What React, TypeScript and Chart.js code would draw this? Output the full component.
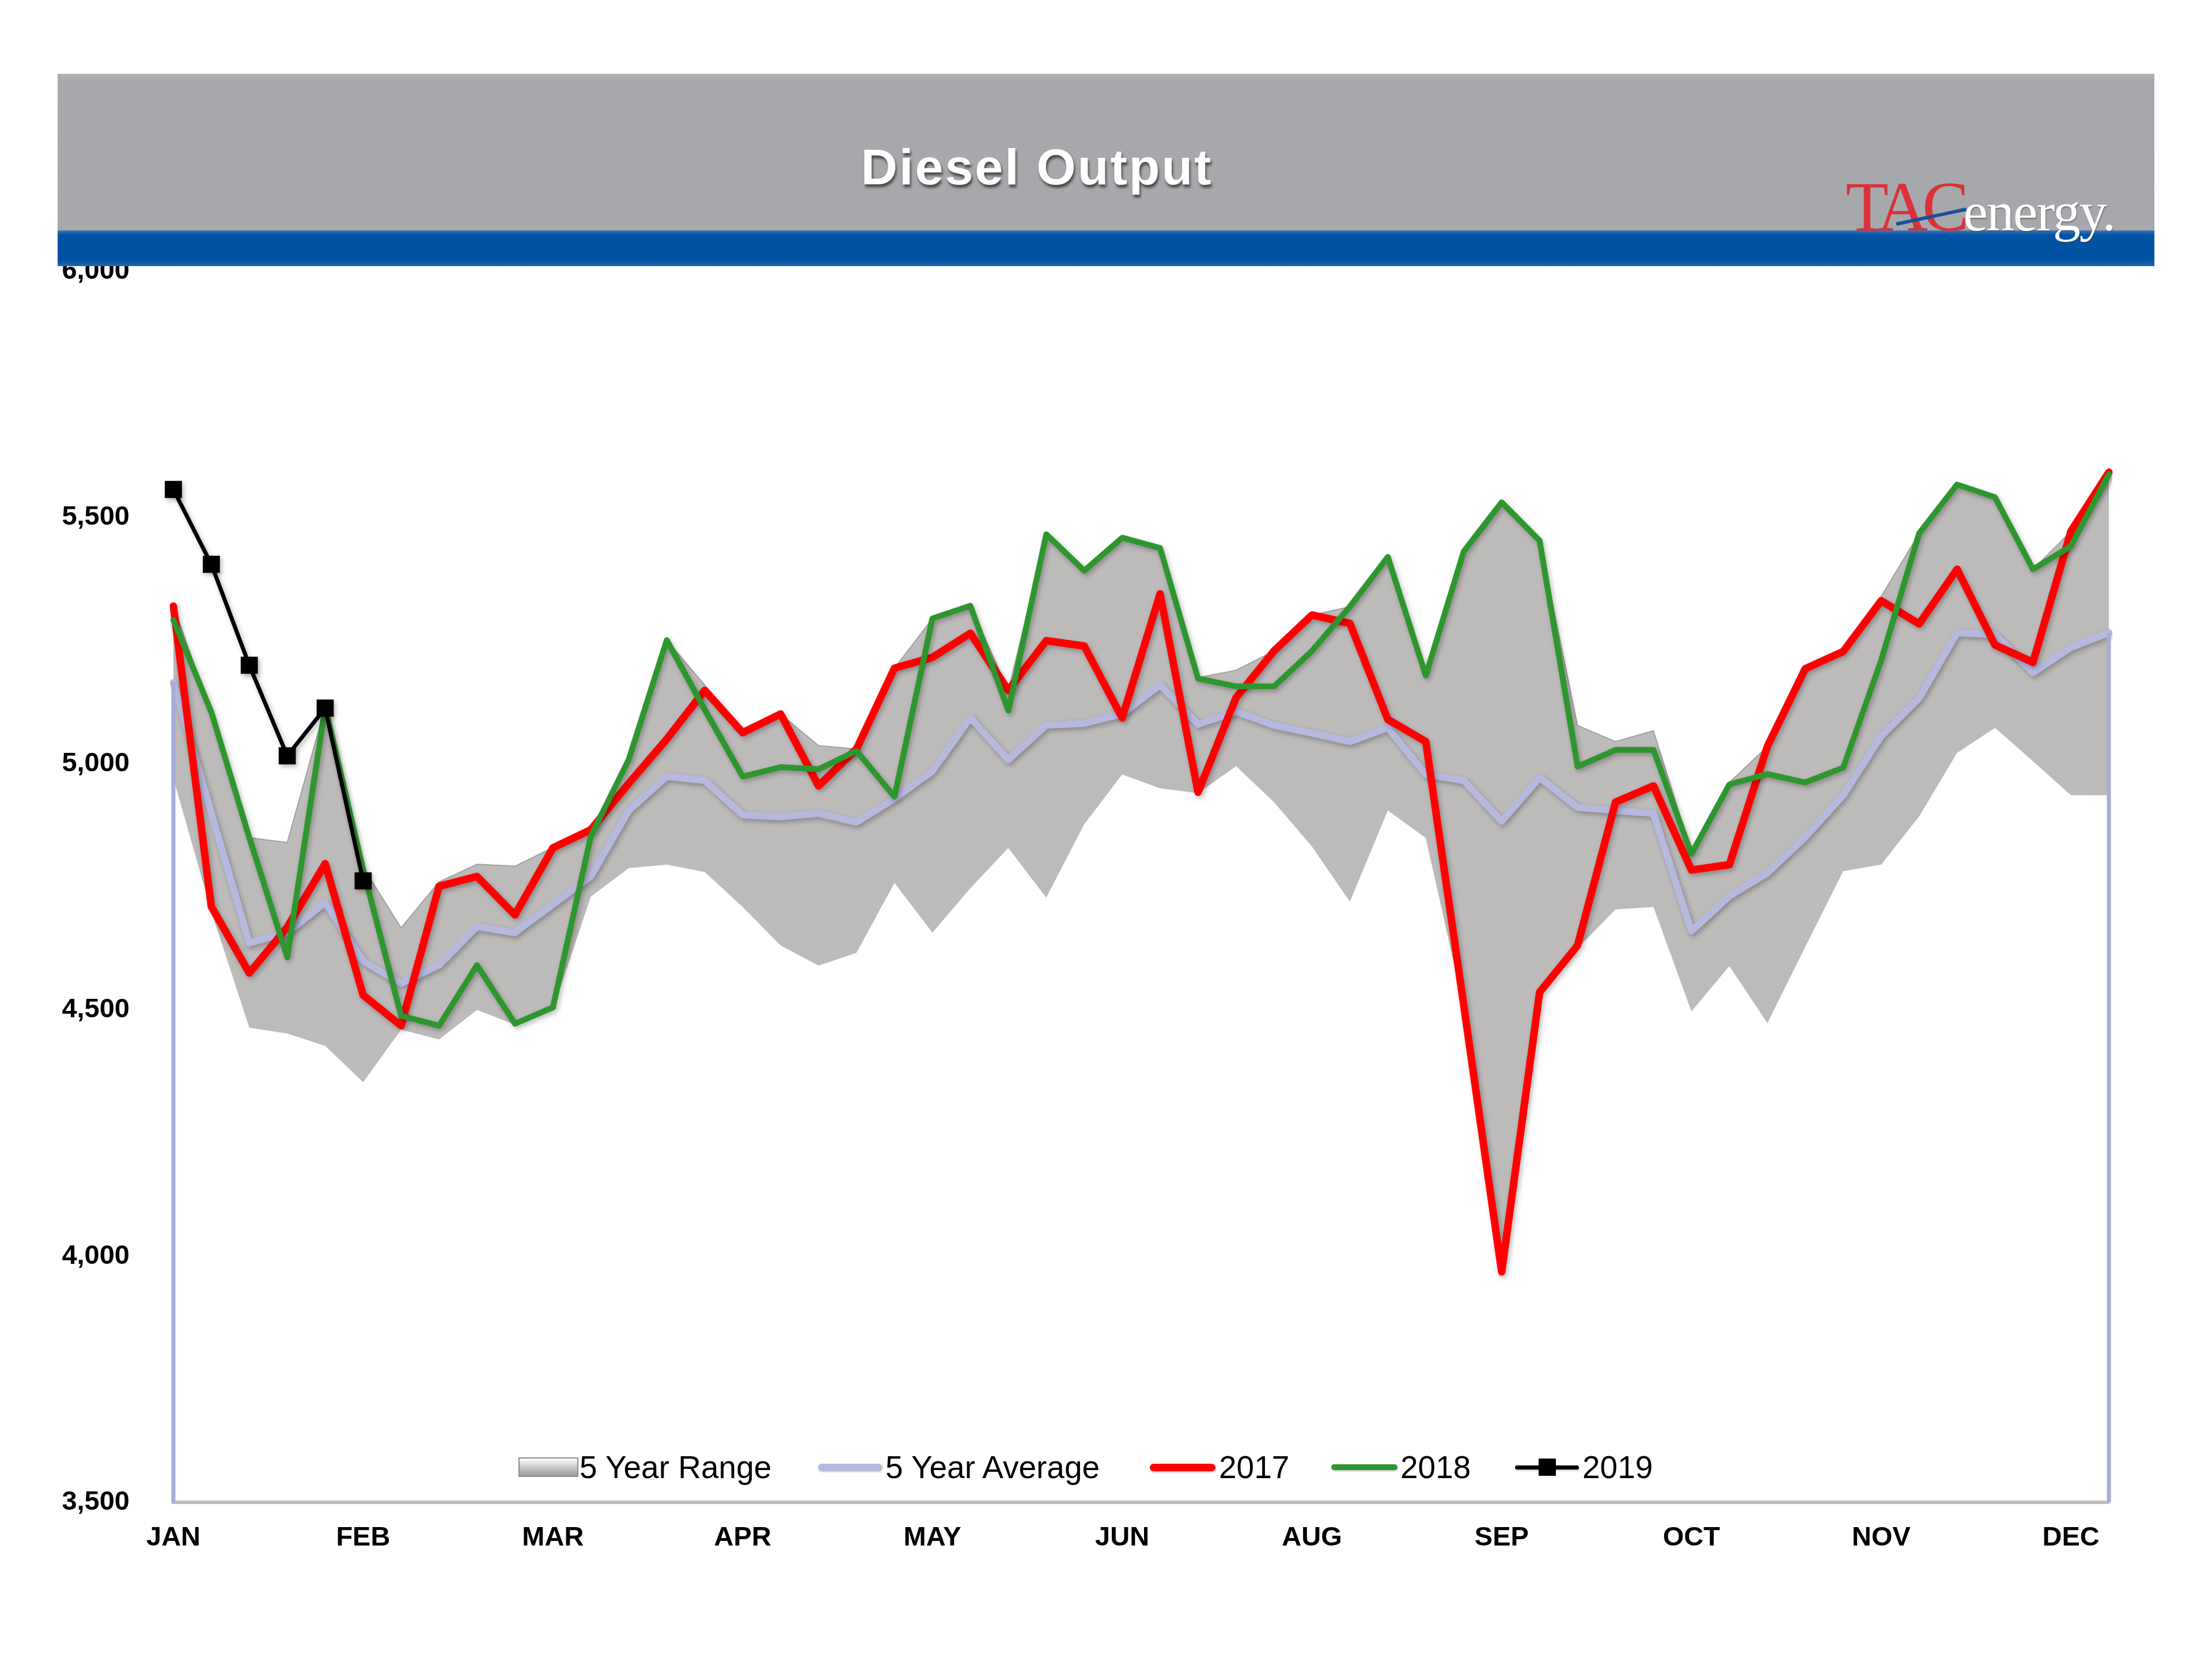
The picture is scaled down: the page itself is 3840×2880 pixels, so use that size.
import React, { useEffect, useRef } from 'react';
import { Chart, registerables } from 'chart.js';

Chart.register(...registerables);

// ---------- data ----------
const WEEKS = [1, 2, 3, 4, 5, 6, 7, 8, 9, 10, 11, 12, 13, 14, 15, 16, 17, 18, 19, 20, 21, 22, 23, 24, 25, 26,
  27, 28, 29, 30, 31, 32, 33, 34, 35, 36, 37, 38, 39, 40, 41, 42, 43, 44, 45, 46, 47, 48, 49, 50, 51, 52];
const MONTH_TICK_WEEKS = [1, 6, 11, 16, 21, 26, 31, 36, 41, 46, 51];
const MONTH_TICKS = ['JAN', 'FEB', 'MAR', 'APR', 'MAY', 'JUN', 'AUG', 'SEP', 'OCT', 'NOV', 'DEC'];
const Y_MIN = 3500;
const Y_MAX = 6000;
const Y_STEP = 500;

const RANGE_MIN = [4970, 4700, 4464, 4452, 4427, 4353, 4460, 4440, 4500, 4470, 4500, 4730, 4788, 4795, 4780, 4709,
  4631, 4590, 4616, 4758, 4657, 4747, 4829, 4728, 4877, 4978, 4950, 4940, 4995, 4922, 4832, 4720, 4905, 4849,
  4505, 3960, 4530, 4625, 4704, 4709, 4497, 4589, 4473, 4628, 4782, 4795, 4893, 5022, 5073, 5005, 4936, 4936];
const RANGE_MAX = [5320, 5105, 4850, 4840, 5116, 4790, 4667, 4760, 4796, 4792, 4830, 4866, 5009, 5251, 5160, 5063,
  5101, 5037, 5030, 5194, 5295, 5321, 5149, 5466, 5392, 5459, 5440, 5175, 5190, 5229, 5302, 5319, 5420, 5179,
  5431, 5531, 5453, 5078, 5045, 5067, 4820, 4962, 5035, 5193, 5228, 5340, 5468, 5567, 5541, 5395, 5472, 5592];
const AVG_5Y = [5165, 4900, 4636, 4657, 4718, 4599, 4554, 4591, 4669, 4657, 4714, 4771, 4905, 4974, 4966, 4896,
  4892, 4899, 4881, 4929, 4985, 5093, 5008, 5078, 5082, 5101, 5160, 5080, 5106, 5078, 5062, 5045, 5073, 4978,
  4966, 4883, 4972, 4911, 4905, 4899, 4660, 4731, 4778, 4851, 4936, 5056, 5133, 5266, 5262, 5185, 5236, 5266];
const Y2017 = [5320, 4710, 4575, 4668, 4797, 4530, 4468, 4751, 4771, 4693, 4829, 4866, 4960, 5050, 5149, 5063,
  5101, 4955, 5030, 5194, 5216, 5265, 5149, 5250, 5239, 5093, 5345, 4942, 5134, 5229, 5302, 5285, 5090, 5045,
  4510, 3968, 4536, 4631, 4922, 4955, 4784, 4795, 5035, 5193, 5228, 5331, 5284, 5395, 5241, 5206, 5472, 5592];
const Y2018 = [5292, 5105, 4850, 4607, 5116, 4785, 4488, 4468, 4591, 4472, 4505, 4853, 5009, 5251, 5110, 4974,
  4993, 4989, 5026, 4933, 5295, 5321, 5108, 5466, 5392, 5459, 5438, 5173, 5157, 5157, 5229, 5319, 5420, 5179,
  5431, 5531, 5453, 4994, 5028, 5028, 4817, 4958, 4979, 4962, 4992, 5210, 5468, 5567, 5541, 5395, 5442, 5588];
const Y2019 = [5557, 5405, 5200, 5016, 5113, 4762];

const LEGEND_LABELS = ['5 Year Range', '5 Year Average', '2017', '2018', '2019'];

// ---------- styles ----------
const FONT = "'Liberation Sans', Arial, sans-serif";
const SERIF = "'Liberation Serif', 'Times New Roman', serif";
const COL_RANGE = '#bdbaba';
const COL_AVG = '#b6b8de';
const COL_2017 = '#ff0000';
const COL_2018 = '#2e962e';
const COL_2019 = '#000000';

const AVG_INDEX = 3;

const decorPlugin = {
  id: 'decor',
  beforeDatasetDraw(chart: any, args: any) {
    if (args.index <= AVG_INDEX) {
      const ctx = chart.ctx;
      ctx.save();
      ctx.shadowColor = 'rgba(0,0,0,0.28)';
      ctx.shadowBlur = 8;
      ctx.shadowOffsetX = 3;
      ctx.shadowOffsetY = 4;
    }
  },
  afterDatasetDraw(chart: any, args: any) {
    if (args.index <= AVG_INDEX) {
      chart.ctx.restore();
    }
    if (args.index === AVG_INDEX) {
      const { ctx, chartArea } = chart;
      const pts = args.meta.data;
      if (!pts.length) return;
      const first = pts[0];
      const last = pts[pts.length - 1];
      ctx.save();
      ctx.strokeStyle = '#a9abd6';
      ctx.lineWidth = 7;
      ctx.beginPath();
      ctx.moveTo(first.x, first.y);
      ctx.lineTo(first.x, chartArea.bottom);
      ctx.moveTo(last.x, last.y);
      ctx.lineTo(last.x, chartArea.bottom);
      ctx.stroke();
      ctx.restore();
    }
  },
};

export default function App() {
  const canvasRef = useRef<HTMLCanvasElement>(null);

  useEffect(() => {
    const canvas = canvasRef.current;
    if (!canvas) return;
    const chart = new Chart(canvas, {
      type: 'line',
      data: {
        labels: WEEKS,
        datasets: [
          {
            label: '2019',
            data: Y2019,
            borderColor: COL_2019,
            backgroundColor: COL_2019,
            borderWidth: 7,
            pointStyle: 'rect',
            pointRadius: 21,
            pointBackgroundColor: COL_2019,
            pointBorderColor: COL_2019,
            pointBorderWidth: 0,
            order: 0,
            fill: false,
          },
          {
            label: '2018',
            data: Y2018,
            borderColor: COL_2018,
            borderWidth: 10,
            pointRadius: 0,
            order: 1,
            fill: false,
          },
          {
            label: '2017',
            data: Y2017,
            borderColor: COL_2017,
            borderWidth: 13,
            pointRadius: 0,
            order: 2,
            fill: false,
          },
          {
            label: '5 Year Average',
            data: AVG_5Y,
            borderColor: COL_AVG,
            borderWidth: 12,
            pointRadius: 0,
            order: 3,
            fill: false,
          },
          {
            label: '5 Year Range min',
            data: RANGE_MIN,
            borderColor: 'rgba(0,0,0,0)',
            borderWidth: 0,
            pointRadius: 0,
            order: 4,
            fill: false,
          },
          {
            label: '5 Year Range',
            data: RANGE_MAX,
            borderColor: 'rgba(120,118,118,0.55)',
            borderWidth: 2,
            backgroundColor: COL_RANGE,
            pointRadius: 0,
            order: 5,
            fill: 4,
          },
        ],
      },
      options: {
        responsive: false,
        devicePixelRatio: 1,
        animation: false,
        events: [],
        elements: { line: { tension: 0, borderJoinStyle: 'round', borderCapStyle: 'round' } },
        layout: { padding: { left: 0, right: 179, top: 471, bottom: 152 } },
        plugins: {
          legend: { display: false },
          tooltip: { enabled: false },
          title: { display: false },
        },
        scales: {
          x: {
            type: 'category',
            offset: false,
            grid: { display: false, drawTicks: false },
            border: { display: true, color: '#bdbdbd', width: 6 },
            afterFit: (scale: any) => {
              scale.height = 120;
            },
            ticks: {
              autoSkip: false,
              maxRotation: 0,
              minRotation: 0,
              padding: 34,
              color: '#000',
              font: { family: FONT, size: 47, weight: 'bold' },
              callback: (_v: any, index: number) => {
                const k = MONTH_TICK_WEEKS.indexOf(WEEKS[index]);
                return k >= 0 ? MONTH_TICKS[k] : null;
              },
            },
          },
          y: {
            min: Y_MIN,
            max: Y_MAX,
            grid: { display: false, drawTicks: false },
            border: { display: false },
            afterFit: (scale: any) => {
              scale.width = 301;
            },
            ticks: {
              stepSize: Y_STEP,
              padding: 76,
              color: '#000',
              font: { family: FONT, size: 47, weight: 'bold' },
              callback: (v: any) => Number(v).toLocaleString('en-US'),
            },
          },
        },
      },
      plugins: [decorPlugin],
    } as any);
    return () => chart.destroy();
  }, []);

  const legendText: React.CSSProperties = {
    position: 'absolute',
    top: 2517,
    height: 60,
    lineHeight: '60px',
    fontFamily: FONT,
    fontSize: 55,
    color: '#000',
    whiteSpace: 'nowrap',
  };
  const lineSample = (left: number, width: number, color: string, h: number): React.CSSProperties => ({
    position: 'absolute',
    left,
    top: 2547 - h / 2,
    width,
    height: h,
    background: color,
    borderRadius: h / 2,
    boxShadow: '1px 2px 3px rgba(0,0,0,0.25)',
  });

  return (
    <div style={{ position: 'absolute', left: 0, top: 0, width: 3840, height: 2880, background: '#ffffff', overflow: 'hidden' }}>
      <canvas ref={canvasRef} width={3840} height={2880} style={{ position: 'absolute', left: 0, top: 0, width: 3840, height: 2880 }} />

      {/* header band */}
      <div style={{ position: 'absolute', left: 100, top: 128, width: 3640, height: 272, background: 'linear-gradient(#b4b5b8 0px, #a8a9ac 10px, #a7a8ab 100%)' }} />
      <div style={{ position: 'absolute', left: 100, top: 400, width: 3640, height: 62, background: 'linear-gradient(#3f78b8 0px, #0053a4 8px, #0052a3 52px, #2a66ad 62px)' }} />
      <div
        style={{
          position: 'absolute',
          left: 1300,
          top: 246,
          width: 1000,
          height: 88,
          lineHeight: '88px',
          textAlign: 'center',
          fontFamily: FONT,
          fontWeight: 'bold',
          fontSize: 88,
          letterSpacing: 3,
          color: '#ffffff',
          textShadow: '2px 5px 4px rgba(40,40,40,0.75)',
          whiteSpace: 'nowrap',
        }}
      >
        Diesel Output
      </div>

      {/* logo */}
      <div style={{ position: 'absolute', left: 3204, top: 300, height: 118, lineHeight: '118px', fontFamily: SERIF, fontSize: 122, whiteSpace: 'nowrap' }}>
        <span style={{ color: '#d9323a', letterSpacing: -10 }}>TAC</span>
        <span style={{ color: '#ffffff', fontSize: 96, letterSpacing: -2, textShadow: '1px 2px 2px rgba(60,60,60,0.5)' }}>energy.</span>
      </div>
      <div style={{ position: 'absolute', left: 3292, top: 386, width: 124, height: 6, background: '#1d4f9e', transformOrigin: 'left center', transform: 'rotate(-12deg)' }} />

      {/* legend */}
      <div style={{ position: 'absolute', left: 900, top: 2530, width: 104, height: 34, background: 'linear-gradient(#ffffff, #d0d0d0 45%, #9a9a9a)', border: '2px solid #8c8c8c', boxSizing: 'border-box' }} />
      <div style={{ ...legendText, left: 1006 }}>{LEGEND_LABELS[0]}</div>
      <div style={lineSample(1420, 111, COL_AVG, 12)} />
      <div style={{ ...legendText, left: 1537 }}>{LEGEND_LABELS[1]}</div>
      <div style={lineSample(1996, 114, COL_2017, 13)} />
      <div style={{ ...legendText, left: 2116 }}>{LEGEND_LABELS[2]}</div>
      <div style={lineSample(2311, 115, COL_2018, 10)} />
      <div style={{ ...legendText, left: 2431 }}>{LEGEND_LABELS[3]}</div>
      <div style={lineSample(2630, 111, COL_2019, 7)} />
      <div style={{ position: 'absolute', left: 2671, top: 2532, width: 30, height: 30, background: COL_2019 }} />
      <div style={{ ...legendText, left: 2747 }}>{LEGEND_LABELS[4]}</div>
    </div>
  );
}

- - - -

• _PROBLEM TO WORK ON_
Write only the number of lines that include "React".

• _OUTPUT OF THE EXERCISE_
4